**GIVEN PROBLEM**. Return each line holding the string "that".

**DATA TO PROCESS**.
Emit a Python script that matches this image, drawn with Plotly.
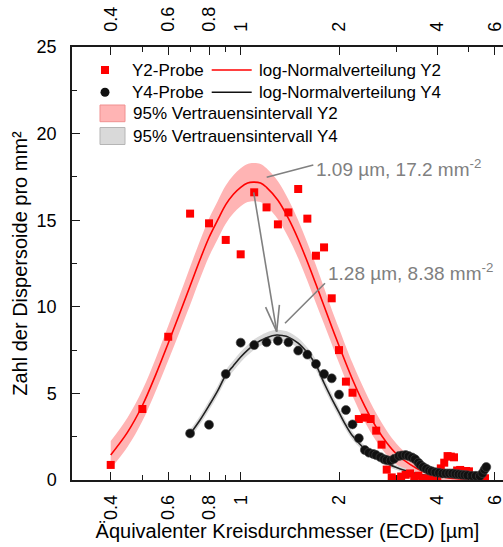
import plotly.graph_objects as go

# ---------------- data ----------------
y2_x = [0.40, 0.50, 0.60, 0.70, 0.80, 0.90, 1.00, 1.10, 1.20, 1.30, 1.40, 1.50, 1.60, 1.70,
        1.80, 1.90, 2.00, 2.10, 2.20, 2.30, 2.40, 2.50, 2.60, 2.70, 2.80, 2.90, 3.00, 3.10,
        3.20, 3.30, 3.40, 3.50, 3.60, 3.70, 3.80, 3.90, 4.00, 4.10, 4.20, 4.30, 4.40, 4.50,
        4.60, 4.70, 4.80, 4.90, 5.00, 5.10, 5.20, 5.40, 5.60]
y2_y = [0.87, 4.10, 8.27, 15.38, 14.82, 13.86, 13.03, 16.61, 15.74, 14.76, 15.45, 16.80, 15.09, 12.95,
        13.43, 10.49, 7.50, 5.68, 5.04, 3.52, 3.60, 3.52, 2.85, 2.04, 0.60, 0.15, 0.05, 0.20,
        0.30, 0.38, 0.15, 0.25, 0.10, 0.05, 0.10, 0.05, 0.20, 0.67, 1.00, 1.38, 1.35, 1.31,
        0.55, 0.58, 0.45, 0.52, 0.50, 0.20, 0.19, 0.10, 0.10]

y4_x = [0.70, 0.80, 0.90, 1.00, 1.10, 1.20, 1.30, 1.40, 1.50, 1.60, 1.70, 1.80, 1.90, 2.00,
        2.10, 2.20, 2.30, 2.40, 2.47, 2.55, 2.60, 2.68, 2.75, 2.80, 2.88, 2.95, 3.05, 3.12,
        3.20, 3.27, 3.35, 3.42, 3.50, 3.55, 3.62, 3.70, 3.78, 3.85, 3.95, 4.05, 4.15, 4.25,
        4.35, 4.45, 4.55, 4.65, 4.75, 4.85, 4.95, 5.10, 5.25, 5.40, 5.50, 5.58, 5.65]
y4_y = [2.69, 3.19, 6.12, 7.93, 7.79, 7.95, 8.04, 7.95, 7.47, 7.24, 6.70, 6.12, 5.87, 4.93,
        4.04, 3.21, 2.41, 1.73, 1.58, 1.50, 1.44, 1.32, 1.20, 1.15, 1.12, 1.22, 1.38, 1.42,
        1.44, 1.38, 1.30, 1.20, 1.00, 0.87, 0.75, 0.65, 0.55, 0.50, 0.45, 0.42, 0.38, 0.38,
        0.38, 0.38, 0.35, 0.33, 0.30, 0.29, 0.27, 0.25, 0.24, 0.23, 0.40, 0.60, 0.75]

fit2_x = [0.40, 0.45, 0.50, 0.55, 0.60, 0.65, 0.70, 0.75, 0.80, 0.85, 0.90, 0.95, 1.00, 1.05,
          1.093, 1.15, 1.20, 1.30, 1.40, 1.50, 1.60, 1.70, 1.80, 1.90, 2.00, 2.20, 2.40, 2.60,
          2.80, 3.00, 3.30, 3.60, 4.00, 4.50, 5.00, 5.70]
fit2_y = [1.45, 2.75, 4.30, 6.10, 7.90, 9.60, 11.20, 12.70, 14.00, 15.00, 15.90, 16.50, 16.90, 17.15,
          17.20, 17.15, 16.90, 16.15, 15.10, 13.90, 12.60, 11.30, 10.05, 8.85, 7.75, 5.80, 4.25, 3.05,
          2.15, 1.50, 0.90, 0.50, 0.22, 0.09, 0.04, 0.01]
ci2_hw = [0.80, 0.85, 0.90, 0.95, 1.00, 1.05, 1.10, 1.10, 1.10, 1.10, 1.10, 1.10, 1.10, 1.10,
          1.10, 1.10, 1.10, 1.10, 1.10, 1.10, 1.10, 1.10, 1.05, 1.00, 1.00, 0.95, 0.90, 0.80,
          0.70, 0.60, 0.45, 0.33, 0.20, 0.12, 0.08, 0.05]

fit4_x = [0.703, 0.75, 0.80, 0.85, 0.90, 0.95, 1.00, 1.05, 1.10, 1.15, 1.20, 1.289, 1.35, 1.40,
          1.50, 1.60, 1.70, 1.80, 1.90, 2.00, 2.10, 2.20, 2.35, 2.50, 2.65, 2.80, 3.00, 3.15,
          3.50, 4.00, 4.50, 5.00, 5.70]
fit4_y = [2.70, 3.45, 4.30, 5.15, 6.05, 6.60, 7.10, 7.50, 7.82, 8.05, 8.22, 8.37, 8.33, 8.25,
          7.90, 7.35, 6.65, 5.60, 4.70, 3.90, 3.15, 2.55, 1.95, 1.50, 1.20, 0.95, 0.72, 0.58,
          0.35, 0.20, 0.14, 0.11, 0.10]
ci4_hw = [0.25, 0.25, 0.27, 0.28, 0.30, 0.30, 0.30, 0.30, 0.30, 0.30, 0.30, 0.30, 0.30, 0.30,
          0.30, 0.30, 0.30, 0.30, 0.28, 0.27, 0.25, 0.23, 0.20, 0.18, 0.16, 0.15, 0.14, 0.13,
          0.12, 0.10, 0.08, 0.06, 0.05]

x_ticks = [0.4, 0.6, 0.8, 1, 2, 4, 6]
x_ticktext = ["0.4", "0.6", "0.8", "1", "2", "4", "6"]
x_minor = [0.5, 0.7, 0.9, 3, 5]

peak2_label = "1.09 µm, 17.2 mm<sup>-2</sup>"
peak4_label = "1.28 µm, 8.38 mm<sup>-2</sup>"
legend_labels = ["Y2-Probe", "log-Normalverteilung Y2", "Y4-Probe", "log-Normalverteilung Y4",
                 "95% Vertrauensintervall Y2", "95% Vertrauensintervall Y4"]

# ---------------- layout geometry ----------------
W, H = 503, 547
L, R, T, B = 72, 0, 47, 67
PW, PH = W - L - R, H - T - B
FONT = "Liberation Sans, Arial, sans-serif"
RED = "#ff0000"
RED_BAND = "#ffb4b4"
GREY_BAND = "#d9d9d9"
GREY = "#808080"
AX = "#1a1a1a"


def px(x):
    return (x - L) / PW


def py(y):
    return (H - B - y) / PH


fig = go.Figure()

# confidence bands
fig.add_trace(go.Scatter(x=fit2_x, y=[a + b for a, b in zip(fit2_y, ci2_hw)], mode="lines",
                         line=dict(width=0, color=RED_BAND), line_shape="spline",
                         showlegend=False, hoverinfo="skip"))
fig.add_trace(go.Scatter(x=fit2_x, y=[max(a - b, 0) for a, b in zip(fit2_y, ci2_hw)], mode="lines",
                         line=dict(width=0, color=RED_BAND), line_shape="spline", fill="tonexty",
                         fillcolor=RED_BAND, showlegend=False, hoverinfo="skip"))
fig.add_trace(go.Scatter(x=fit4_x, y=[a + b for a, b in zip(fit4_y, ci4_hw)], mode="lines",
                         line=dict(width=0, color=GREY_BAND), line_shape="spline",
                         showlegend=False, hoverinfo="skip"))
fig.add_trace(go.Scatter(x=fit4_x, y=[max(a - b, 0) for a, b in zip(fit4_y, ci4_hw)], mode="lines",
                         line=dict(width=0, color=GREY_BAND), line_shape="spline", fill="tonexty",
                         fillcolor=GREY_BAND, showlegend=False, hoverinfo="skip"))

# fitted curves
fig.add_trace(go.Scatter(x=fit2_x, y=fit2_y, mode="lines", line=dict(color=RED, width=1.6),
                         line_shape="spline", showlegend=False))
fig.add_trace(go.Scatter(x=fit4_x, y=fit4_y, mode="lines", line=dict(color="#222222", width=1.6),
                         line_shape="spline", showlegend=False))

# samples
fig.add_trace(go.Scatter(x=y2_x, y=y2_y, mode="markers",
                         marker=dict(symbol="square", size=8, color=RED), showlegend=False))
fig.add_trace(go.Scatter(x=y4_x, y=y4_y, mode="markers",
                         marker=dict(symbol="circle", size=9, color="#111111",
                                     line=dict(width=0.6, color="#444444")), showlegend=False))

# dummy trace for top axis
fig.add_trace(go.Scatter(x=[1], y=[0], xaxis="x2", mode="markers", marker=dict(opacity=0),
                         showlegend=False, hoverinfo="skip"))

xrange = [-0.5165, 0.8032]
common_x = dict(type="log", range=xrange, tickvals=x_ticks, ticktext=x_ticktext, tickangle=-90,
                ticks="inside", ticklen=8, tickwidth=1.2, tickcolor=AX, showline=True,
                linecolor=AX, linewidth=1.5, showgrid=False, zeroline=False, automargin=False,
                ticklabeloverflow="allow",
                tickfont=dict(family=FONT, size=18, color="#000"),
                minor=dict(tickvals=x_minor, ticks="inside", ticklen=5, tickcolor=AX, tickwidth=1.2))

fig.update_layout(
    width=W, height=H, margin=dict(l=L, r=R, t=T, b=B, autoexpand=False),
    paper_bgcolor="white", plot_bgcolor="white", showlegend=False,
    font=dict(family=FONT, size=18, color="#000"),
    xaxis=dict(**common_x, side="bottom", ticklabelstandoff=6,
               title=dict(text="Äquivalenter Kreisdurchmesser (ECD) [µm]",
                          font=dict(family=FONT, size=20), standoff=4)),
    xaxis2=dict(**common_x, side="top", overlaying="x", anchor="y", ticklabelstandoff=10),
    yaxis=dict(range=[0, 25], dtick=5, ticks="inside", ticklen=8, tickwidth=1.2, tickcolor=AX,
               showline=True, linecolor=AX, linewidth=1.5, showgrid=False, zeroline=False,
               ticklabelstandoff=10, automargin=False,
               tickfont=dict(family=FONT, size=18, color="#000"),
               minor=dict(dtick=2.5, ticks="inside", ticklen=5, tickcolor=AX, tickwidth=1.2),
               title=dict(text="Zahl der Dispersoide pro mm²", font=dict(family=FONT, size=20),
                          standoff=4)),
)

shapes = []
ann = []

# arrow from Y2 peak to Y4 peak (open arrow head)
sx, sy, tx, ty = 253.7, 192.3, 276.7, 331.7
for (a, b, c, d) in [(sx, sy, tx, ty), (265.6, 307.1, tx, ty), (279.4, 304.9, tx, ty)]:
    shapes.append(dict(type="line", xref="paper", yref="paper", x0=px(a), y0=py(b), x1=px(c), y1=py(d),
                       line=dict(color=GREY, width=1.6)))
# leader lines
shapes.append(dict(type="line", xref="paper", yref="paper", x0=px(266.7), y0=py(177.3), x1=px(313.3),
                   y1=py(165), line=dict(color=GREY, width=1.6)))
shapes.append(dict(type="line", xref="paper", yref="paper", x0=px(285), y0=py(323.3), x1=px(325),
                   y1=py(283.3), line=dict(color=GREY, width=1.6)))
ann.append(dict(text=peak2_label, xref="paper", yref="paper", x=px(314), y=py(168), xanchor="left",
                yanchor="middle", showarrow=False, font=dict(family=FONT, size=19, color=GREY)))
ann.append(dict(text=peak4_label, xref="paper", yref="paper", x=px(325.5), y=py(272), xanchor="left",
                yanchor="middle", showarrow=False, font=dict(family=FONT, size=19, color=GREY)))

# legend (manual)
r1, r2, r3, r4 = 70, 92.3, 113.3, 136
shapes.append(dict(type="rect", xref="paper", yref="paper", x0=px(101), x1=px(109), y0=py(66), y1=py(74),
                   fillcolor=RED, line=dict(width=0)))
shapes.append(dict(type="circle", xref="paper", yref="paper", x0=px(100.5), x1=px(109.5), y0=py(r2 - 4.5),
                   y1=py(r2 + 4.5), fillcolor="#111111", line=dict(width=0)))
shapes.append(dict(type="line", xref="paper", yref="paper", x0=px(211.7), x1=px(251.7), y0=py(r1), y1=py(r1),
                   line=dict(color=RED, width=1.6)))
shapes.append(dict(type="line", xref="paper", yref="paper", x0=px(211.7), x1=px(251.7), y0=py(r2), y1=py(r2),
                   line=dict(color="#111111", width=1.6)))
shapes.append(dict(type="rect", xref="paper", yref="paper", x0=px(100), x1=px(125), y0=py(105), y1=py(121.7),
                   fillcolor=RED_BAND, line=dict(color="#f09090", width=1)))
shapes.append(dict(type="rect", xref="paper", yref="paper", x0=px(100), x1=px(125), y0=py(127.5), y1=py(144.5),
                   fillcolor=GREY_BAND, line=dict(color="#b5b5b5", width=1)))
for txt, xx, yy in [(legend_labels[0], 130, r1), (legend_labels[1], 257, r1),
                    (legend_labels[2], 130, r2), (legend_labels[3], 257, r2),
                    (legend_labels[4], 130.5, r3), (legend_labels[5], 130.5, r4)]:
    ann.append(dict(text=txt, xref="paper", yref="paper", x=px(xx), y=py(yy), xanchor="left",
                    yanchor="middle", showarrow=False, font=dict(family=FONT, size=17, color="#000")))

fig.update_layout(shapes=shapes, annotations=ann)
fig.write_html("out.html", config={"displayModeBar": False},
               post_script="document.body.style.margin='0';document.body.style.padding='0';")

...

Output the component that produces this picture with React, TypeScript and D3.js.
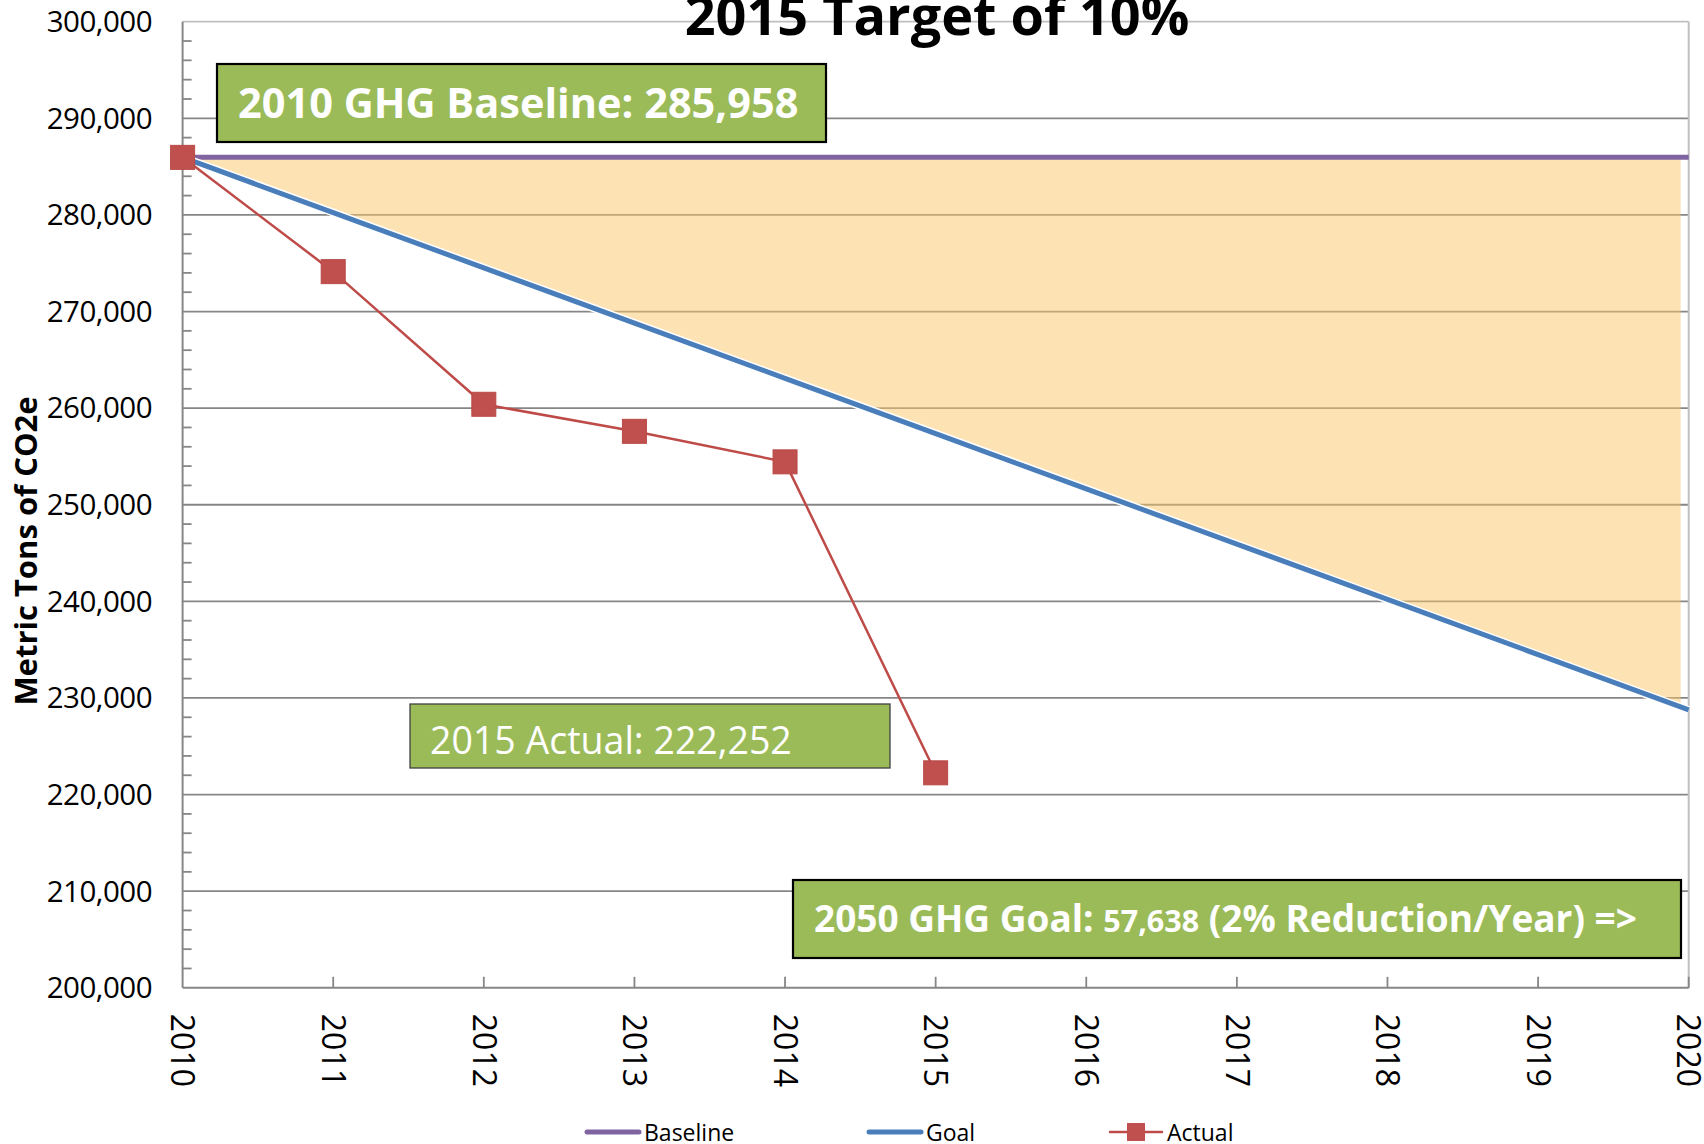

**FINISHED TASK**.
Emit a Python script that matches this image, drawn with Plotly.
Output the component that produces this picture with React, TypeScript and D3.js.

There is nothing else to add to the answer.